-- Exercise task --
Copy the data that follows, character for character, minus the pictures.

-- Given material --

++++++++++++++++++++

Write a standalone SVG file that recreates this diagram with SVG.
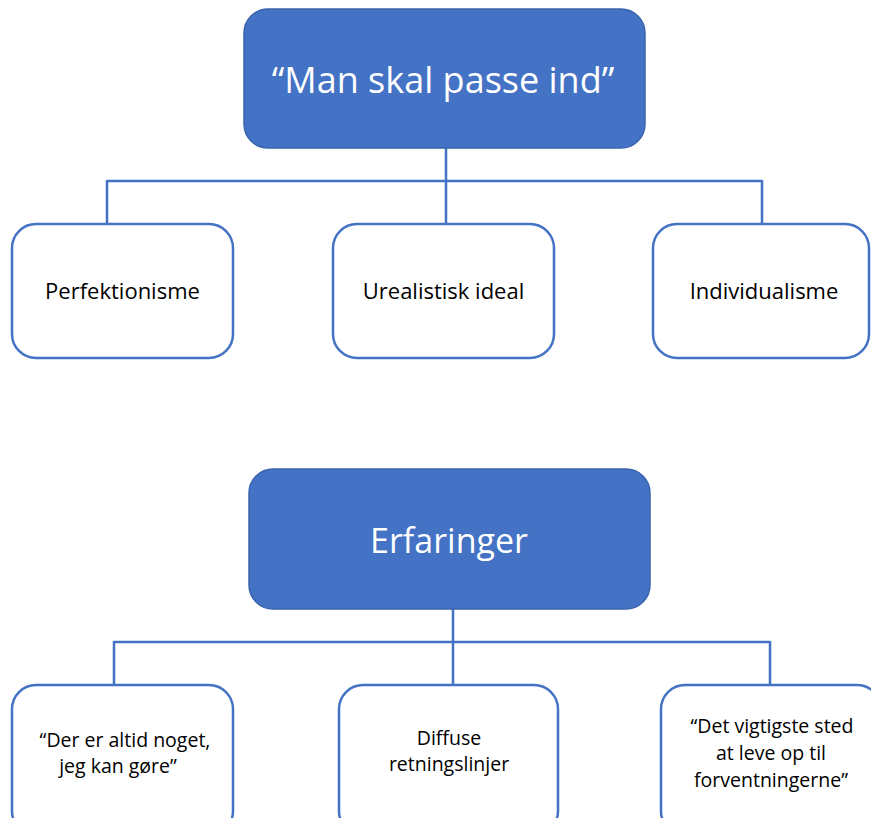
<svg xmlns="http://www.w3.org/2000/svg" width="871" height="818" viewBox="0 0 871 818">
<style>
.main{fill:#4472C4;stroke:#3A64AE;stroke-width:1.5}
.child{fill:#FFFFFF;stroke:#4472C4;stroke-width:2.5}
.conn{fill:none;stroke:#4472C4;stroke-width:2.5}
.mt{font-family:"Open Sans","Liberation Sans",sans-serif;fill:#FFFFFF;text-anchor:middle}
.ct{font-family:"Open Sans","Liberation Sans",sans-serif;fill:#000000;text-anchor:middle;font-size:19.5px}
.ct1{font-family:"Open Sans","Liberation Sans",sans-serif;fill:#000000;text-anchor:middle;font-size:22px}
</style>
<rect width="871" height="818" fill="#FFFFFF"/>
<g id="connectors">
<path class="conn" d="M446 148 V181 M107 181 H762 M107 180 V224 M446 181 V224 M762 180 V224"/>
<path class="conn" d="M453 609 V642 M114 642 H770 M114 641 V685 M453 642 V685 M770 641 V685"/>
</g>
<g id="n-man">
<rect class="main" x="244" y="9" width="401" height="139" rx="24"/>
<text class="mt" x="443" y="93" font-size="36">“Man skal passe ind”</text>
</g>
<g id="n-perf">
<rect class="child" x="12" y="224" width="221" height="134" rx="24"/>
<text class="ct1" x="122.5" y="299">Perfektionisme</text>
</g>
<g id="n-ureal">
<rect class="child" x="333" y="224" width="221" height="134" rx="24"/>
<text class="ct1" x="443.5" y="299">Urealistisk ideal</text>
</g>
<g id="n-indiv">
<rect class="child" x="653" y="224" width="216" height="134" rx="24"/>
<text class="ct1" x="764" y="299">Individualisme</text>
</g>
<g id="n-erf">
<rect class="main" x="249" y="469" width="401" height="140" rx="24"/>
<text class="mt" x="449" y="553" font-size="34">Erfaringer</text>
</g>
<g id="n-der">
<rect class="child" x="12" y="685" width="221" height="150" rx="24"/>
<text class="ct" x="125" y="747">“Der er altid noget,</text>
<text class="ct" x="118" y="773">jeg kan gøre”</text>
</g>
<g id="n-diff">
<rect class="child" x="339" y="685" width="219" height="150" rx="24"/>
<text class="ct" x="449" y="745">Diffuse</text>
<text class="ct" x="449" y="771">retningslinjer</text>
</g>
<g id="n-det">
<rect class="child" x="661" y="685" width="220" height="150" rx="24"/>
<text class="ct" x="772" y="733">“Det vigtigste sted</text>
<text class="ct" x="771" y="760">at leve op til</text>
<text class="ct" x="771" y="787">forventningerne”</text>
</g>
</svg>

++++++++++++++++++++

-- Solution below --
Write a standalone SVG file that recreates this diagram with SVG.
<svg xmlns="http://www.w3.org/2000/svg" width="871" height="818" viewBox="0 0 871 818">
<style>
.main{fill:#4472C4;stroke:#3A64AE;stroke-width:1.5}
.child{fill:#FFFFFF;stroke:#4472C4;stroke-width:2.5}
.conn{fill:none;stroke:#4472C4;stroke-width:2.5}
.mt{font-family:"Open Sans","Liberation Sans",sans-serif;fill:#FFFFFF;text-anchor:middle}
.ct{font-family:"Open Sans","Liberation Sans",sans-serif;fill:#000000;text-anchor:middle;font-size:19.5px}
.ct1{font-family:"Open Sans","Liberation Sans",sans-serif;fill:#000000;text-anchor:middle;font-size:22px}
</style>
<rect width="871" height="818" fill="#FFFFFF"/>
<g id="connectors">
<path class="conn" d="M446 148 V181 M107 181 H762 M107 180 V224 M446 181 V224 M762 180 V224"/>
<path class="conn" d="M453 609 V642 M114 642 H770 M114 641 V685 M453 642 V685 M770 641 V685"/>
</g>
<g id="n-man">
<rect class="main" x="244" y="9" width="401" height="139" rx="24"/>
<text class="mt" x="443" y="93" font-size="36">“Man skal passe ind”</text>
</g>
<g id="n-perf">
<rect class="child" x="12" y="224" width="221" height="134" rx="24"/>
<text class="ct1" x="122.5" y="299">Perfektionisme</text>
</g>
<g id="n-ureal">
<rect class="child" x="333" y="224" width="221" height="134" rx="24"/>
<text class="ct1" x="443.5" y="299">Urealistisk ideal</text>
</g>
<g id="n-indiv">
<rect class="child" x="653" y="224" width="216" height="134" rx="24"/>
<text class="ct1" x="764" y="299">Individualisme</text>
</g>
<g id="n-erf">
<rect class="main" x="249" y="469" width="401" height="140" rx="24"/>
<text class="mt" x="449" y="553" font-size="34">Erfaringer</text>
</g>
<g id="n-der">
<rect class="child" x="12" y="685" width="221" height="150" rx="24"/>
<text class="ct" x="125" y="747">“Der er altid noget,</text>
<text class="ct" x="118" y="773">jeg kan gøre”</text>
</g>
<g id="n-diff">
<rect class="child" x="339" y="685" width="219" height="150" rx="24"/>
<text class="ct" x="449" y="745">Diffuse</text>
<text class="ct" x="449" y="771">retningslinjer</text>
</g>
<g id="n-det">
<rect class="child" x="661" y="685" width="220" height="150" rx="24"/>
<text class="ct" x="772" y="733">“Det vigtigste sted</text>
<text class="ct" x="771" y="760">at leve op til</text>
<text class="ct" x="771" y="787">forventningerne”</text>
</g>
</svg>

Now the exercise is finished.